My Big Lug is a man's man. He is old fashioned. He likes meat & potatoes. He believes in a hard day's work. He considers a hand shake as good as a notarized contract. He likes to do business in person, eye to eye.

One Saturday when I was under the weather, he took the kids to his nephew's basketball game . My son wanted to sit where he could see the cheerleaders. And do the cheers.

My husband - clad in his overalls in a packed gym in the middle of rural America - took his kids to sit by the cheerleaders and let them both do the cheers and dance around.

I know it wasn't easy. I know it was far beyond his comfort zone. And I certainly know it isn't what he expected when the doctor said "It's a boy!". But he did it, and I love him for it. It was a life changing moment for me. Because he, who prides himself on being un-bendable, bent with the wind that day.

My husband's co-worker and her family have a farm and every Fall they host a large cookout. This was the first year we attended as a family. I won't lie, I was nervous. There were about a zillion kids there and there was alot of places for my son to get in trouble, especially as darkness fell. Also, no one there really knew me and they didn't really know about John's autism and his quirks and well... it just made me nervous.

When we got there, I could tell John was nervous too. He was playing it cool, but he gets this face when he is surveying a new situation. He had the face.

John's eyes shot to the corner of the large building we were in. The hostess had awesomely set up a play area filled with toys and crafts for the kids. John immediately spots a huge dollhouse and makes a bee-line for it. He sat down and started playing with all the dolls and furniture and stuff. I glanced at my husband... and said "Are you okay?"... and he said "As long as he's happy". Bending with the wind. A moment. Thank you God.

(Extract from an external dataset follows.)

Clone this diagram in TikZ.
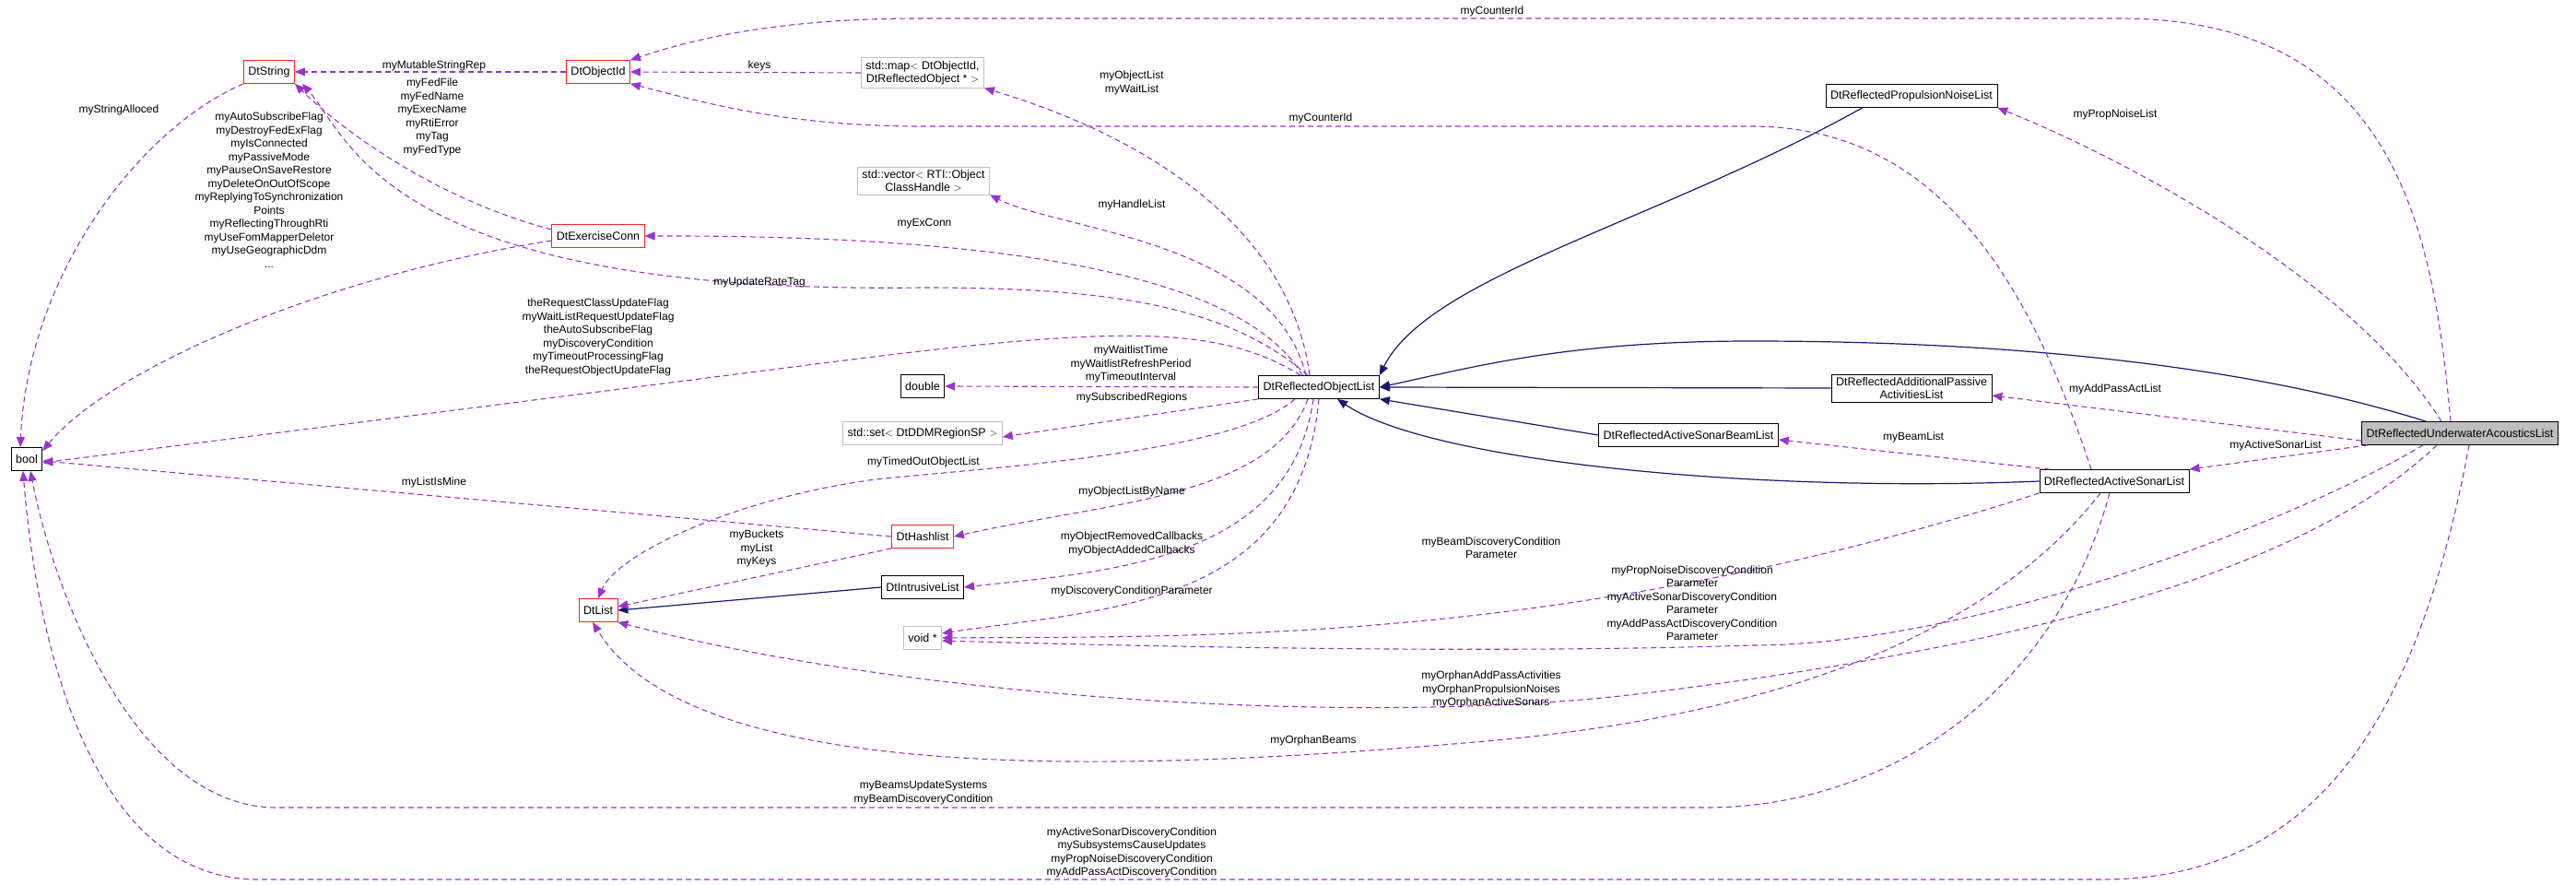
\documentclass[tikz,border=0pt]{standalone}
\usepackage{fontspec}
\setmainfont{Liberation Sans}
\usepackage{tikz}
\usetikzlibrary{arrows.meta}

\definecolor{usecol}{HTML}{9A32CD}
\definecolor{inhcol}{HTML}{191970}
\definecolor{redbox}{HTML}{FF2020}
\definecolor{graybox}{HTML}{BFBFBF}

\tikzset{
  cls/.style={draw=black, thick, fill=white, inner xsep=5pt, minimum height=25pt, font=\fontsize{12.5}{14}\selectfont, align=center},
  redcls/.style={cls, draw=redbox},
  extcls/.style={cls, draw=graybox},
  maincls/.style={cls, fill=graybox},
  use/.style={draw=usecol, line width=1.1pt, dash pattern=on 6pt off 4pt, -{Triangle[length=11pt,width=9pt,fill=usecol]}},
  inh/.style={draw=inhcol, line width=1.2pt, -{Triangle[length=11pt,width=9pt,fill=inhcol]}},
  lbl/.style={font=\fontsize{12}{14.5}\selectfont, align=center, inner sep=0pt}
}

\begin{document}
\begin{tikzpicture}[x=1pt,y=-1pt]
        \useasboundingbox (0,0) rectangle (2795,960);
        % classes
        \node [redcls]  (str)   at (292,78)   {DtString};
        \node [redcls]  (oid)   at (649,78)   {DtObjectId};
        \node [redcls]  (exc)   at (649,256)  {DtExerciseConn};
        \node [cls]     (bool)  at (29,498)   {bool};
        \node [extcls]  (map)   at (1001,79)  {std::map$<$ DtObjectId,\\DtReflectedObject * $>$};
        \node [extcls]  (vec)   at (1002,196) {std::vector$<$ RTI::Object\\ClassHandle $>$};
        \node [cls]     (dbl)   at (1001,419) {double};
        \node [extcls]  (set)   at (1001,470) {std::set$<$ DtDDMRegionSP $>$};
        \node [cls]     (rol)   at (1431,420) {DtReflectedObjectList};
        \node [cls]     (pnl)   at (2074,104) {DtReflectedPropulsionNoiseList};
        \node [cls]     (apl)   at (2074,421) {DtReflectedAdditionalPassive\\ActivitiesList};
        \node [cls]     (sbl)   at (1832,472) {DtReflectedActiveSonarBeamList};
        \node [maincls] (ual)   at (2669,470) {DtReflectedUnderwaterAcousticsList};
        \node [cls]     (asl)   at (2294,522) {DtReflectedActiveSonarList};
        \node [redcls]  (hash)  at (1001,582) {DtHashlist};
        \node [cls]     (ilist) at (1001,637) {DtIntrusiveList};
        \node [redcls]  (list)  at (649,662)  {DtList};
        \node [extcls]  (void)  at (1001,692) {void *};

        % inheritance
        \draw [inh] (pnl.south west) ++(40,0) .. controls (1800,240) and (1550,300) .. (rol.north east);
        \draw [inh] (ual.north west) ++(70,0) .. controls (2450,400) and (2200,370) .. (1900,370) .. controls (1700,370) and (1600,398) .. (rol.east);
        \draw [inh] (apl.west) -- (rol.east);
        \draw [inh] (sbl.west) -- (rol.south east);
        \draw [inh] (asl.west) .. controls (1900,535) and (1550,500) .. ([xshift=20pt]rol.south);
        \draw [inh] (ilist.west) -- (list.east);

        % usage
        \draw [use] (str.south west) .. controls (150,140) and (30,300) .. ([xshift=-7pt]bool.north);           % myStringAlloced
        \draw [use] (oid.west) -- (str.east);                                                                       % myMutableStringRep
        \draw [use] (exc.west) ++(0,-7) .. controls (470,215) and (370,140) .. (str.south east);                   % myFedFile ...
        \draw [use] (exc.west) ++(0,5) .. controls (350,300) and (120,400) .. ([yshift=-4pt]bool.north east);     % myAutoSubscribeFlag ...
        \draw [use] (rol.north) ++(-12,0) .. controls (1330,330) and (1200,312) .. (1000,312) .. controls (420,320) and (380,150) .. ([xshift=8pt]str.south east); % myUpdateRateTag
        \draw [use] (rol.north) ++(-20,0) .. controls (1320,350) and (1200,355) .. (900,393) -- ([yshift=-4pt]bool.east); % theRequestClassUpdateFlag ...
        \draw [use] (map.west) -- (oid.east);                                                                       % keys
        \draw [use] ([xshift=-10pt]ual.north) .. controls (2640,250) and (2600,20) .. (2300,20) -- (1000,20) .. controls (850,20) and (760,40) .. (oid.north east); % myCounterId
        \draw [use] ([xshift=-25pt]asl.north) .. controls (2200,300) and (2100,137) .. (1900,137) -- (1000,137) .. controls (850,137) and (760,110) .. (oid.south east); % myCounterId
        \draw [use] (rol.north) ++(-10,0) .. controls (1400,250) and (1250,150) .. (map.south east);              % myObjectList
        \draw [use] (rol.north) ++(-14,0) .. controls (1380,260) and (1150,250) .. (vec.south east);              % myHandleList
        \draw [use] (rol.north) ++(-18,0) .. controls (1350,300) and (1100,255) .. (exc.east);                    % myExConn
        \draw [use] (rol.west) -- (dbl.east);                                                                       % myWaitlistTime
        \draw [use] (rol.south west) -- ([yshift=-4pt]set.east);                                                  % mySubscribedRegions
        \draw [use] (rol.south) ++(-26,0) .. controls (1340,490) and (1100,505) .. (950,520) .. controls (800,540) and (670,600) .. (list.north); % myTimedOutObjectList
        \draw [use] (rol.south) ++(-12,0) .. controls (1380,540) and (1200,545) .. (hash.east);                   % myObjectListByName
        \draw [use] (rol.south) ++(-6,0) .. controls (1400,610) and (1200,620) .. (ilist.east);                    % myObjectRemovedCallbacks
        \draw [use] (rol.south) .. controls (1410,660) and (1200,660) .. ([yshift=5pt]void.east);                  % myDiscoveryConditionParameter
        \draw [use] (hash.west) -- ([yshift=-2pt]bool.east);                                                       % myListIsMine
        \draw [use] (hash.south west) -- ([yshift=4pt]list.east);                                                  % myBuckets
        \draw [use] ([xshift=-20pt]ual.north) .. controls (2550,300) and (2300,170) .. (pnl.south east);          % myPropNoiseList
        \draw [use] ([yshift=-8pt]ual.west) -- ([yshift=-8pt]apl.east);                                             % myAddPassActList
        \draw [use] ([xshift=-100pt]ual.south) -- (asl.north east);                                                 % myActiveSonarList
        \draw [use] ([xshift=-70pt]asl.north) -- ([yshift=-5pt]sbl.east);                                           % myBeamList
        \draw [use] (asl.south west) .. controls (1700,700) and (1300,690) .. (void.east);                         % myBeamDiscoveryConditionParameter
        \draw [use] ([xshift=-40pt]ual.south) .. controls (2500,560) and (2150,700) .. (1900,700) .. controls (1600,710) and (1200,700) .. ([yshift=-3pt]void.east); % myPropNoiseDiscoveryConditionParameter
        \draw [use] ([xshift=-25pt]ual.south) .. controls (2500,620) and (2200,700) .. (1800,750) .. controls (1500,790) and (1000,760) .. (list.south east); % myOrphanAddPassActivities
        \draw [use] ([xshift=-15pt]asl.south) .. controls (2150,700) and (1900,780) .. (1600,805) .. controls (1200,840) and (750,850) .. ([xshift=-6pt]list.south); % myOrphanBeams
        \draw [use] ([xshift=-5pt]asl.south) .. controls (2230,750) and (2050,876) .. (1850,876) -- (300,876) .. controls (150,876) and (60,650) .. ([xshift=4pt]bool.south); % myBeamsUpdateSystems
        \draw [use] ([xshift=10pt]ual.south) .. controls (2620,800) and (2500,954) .. (2280,954) -- (280,954) .. controls (100,954) and (40,700) .. ([xshift=-4pt]bool.south); % myActiveSonarDiscoveryCondition

        % labels
        \node [lbl] (l1)  at (129,119)  {myStringAlloced};
        \node [lbl] (l2)  at (471,71)   {myMutableStringRep};
        \node [lbl] (l3)  at (469,127)  {myFedFile\\myFedName\\myExecName\\myRtiError\\myTag\\myFedType};
        \node [lbl] (l4)  at (292,206)  {myAutoSubscribeFlag\\myDestroyFedExFlag\\myIsConnected\\myPassiveMode\\myPauseOnSaveRestore\\myDeleteOnOutOfScope\\myReplyingToSynchronization\\Points\\myReflectingThroughRti\\myUseFomMapperDeletor\\myUseGeographicDdm\\...};
        \node [lbl] (l5)  at (824,306)  {myUpdateRateTag};
        \node [lbl] (l6)  at (649,366)  {theRequestClassUpdateFlag\\myWaitListRequestUpdateFlag\\theAutoSubscribeFlag\\myDiscoveryCondition\\myTimeoutProcessingFlag\\theRequestObjectUpdateFlag};
        \node [lbl] (l7)  at (824,71)   {keys};
        \node [lbl] (l8)  at (1619,12)  {myCounterId};
        \node [lbl] (l9)  at (1433,128) {myCounterId};
        \node [lbl] (l10) at (1228,90)  {myObjectList\\myWaitList};
        \node [lbl] (l11) at (1228,222) {myHandleList};
        \node [lbl] (l12) at (1003,243) {myExConn};
        \node [lbl] (l13) at (1227,395) {myWaitlistTime\\myWaitlistRefreshPeriod\\myTimeoutInterval};
        \node [lbl] (l14) at (1228,431) {mySubscribedRegions};
        \node [lbl] (l15) at (1002,501) {myTimedOutObjectList};
        \node [lbl] (l16) at (1228,533) {myObjectListByName};
        \node [lbl] (l17) at (1228,590) {myObjectRemovedCallbacks\\myObjectAddedCallbacks};
        \node [lbl] (l18) at (1228,641) {myDiscoveryConditionParameter};
        \node [lbl] (l19) at (471,523)  {myListIsMine};
        \node [lbl] (l20) at (821,595)  {myBuckets\\myList\\myKeys};
        \node [lbl] (l21) at (2295,124) {myPropNoiseList};
        \node [lbl] (l22) at (2295,422) {myAddPassActList};
        \node [lbl] (l23) at (2469,483) {myActiveSonarList};
        \node [lbl] (l24) at (2076,474) {myBeamList};
        \node [lbl] (l25) at (1618,594) {myBeamDiscoveryCondition\\Parameter};
        \node [lbl] (l26) at (1836,654) {myPropNoiseDiscoveryCondition\\Parameter\\myActiveSonarDiscoveryCondition\\Parameter\\myAddPassActDiscoveryCondition\\Parameter};
        \node [lbl] (l27) at (1618,748) {myOrphanAddPassActivities\\myOrphanPropulsionNoises\\myOrphanActiveSonars};
        \node [lbl] (l28) at (1425,803) {myOrphanBeams};
        \node [lbl] (l29) at (1002,860) {myBeamsUpdateSystems\\myBeamDiscoveryCondition};
        \node [lbl] (l30) at (1228,925) {myActiveSonarDiscoveryCondition\\mySubsystemsCauseUpdates\\myPropNoiseDiscoveryCondition\\myAddPassActDiscoveryCondition};
      \end{tikzpicture}
\end{document}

As John's comfort level grew, he ventured outside and eventually discovered a barn filled literally to the rafters with hay. He also discovered a herd of other boys. The hay became a fort, the boys became his posse. When we went to check on him, he was with a group of guys running, yelling, chasing, tackling, and pretending to slay another group of guys only referred to as The Enemy. Their chief mission appeared to be avoiding the smelly girls on the swing set at all costs. They were covered in hay and dirt and having a ball. John, at almost 8 years old, seemed so confident, so carefree and, dare I say, so normal.

I didn't have to look at my husband to know he was beaming. And I get it. He is entitled to have hopes and dreams for our son too.

Listen, you gotta know, I don't care if my son plays with Barbies or trucks. Like all parents, I just want him to be happy, healthy, and God willing, independent enough to move out of our house some day. My Big Lug feels the same way.

But I am so thankful that the man I married has a strong enough sense of self that he can permit our son to be himself.

I am thankful beyond words.


  1. I have found myself loving your family through your blogs. You are the kind of people we all need in our lives. Truly amazing... Stephanie Smith

  2. oh Stacia, my eyes are filled with tears ! Not sad but happy. i know where you are coming from . Curt is a mans man but I love to give him a big ole' hug anyway. The dads in an autistic world isnt an easy one at all,but with time they adjust.(thank GOD) Like you and Curt,with John, we too have been blessed with Jake being able to speak and at times he joins in with the rest of the kids. Oh those moments are like the sun rising ! Onward and upward to the next hurdle------------luv you guys BOO )

  3. Maybe it isn't about accepting people for what they are, rather just loving them for who they are...if that makes any sense. Sounds like your Big Lug has it all figured out. As always thank you for sharing these wonderful glimpses into your life...Therese.

  4. You always, always, always manage to create that warm feeling in my heart (you know, the place stories come from per John).
    Love this.

  5. OMG, all children are truly the same...
    A comment about your conversation:
    "Johnny, do I look cool in these sunglasses?"

    "Well, you look like Mom."

    "Dang it."

    Me, dressed as a cat for Halloween with kitty ears, a kitty tail and face paint whiskers: "Do I look like a cat?"
    KB, dismissively: "No. You look like a mom."